Donald Trump Visits Face Mask Production Facility But Opts Not to Wear One During Tour

President Donald Trump did not wear a face mask during his Tuesday visit to the Honeywell factory in Phoenix, Arizona, which manufactures N95 masks for the federal government. Accompanied by a number of others, many of whom did not wear masks themselves, the trip marked the president's first time leaving the White House in more than a month.

(Photo: BRENDAN SMIALOWSKI/AFP via Getty Images, Getty)

CNBC reports that the president forewent a face covering during the entirety of his trip. As he stepped out of Air Force One after it landed in Phoenix in the afternoon, he was not wearing a mask. The president was also not wearing a mask at a roundtable discussion about COVID-19 assistance to Native Americans, which took place just before his visit to the factory.

Once at the factory, Trump met with Honeywell executives Darius Adamczyk and Tony Stallings, who led the president on a tour through the facility. Although he did not wear a mask, he was seen protecting his eyes with goggles.

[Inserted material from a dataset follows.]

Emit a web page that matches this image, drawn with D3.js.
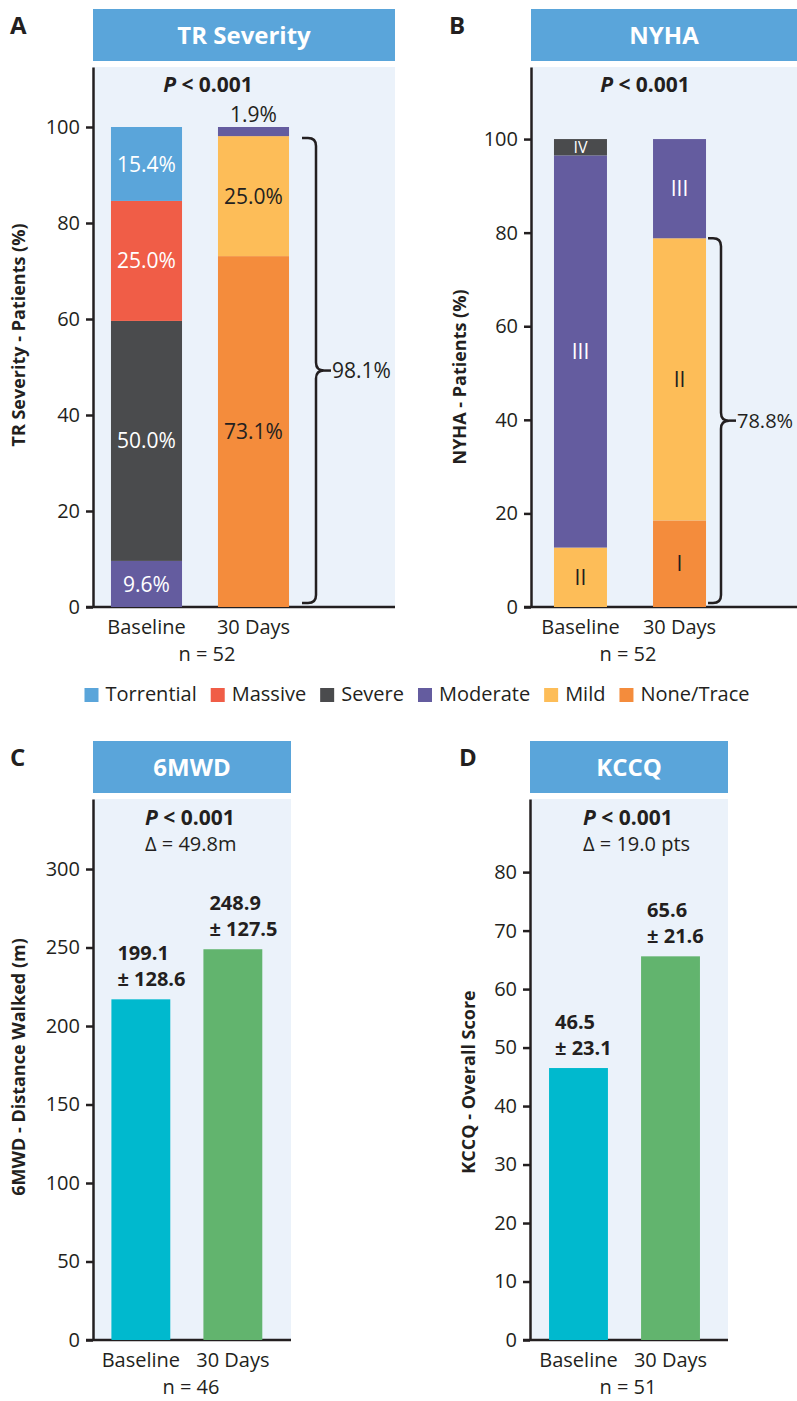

According to CNBC, a White House official said that Honeywell had told the White House that Trump and other visitors did not need to wear masks, despite a report from Reuters that a sign at the facility read, "Attention: Face Mask Required in this Area. Thank You," and workers were seen sporting masks.

Just prior to his visit, Trump had told reporters that he was considering wearing a mask, though he wasn't yet sure if he would don the personal protective equipment. Non-surgical masks and cloth face coverings are being recommended by the Centers for Disease Control and Prevention (CDC) with some cities currently mandating that residents wear them when out in public.

"I'm going to have to look at the climate. I'd have no problem wearing a mask. I don't know," Trump said, according to NPR. "I'm supposed to make a speech. I just don't know: Should I speak in a mask? You're going to have to tell me if that's politically correct. I don't know. If it is, I'll speak in a mask."


The president's visit, and the backlash it sparked, came exactly a week after Vice President Mike Pence found himself treading controversy following his maskless visit to the Mayo Clinic. Visiting with healthcare workers as well as patients battling COVID-19, Pence failed to wear a face mask or covering despite that he was the only one in the visiting group without one and despite the clinic's new policy requiring them. Pence later admitted that he "should have worn a mask."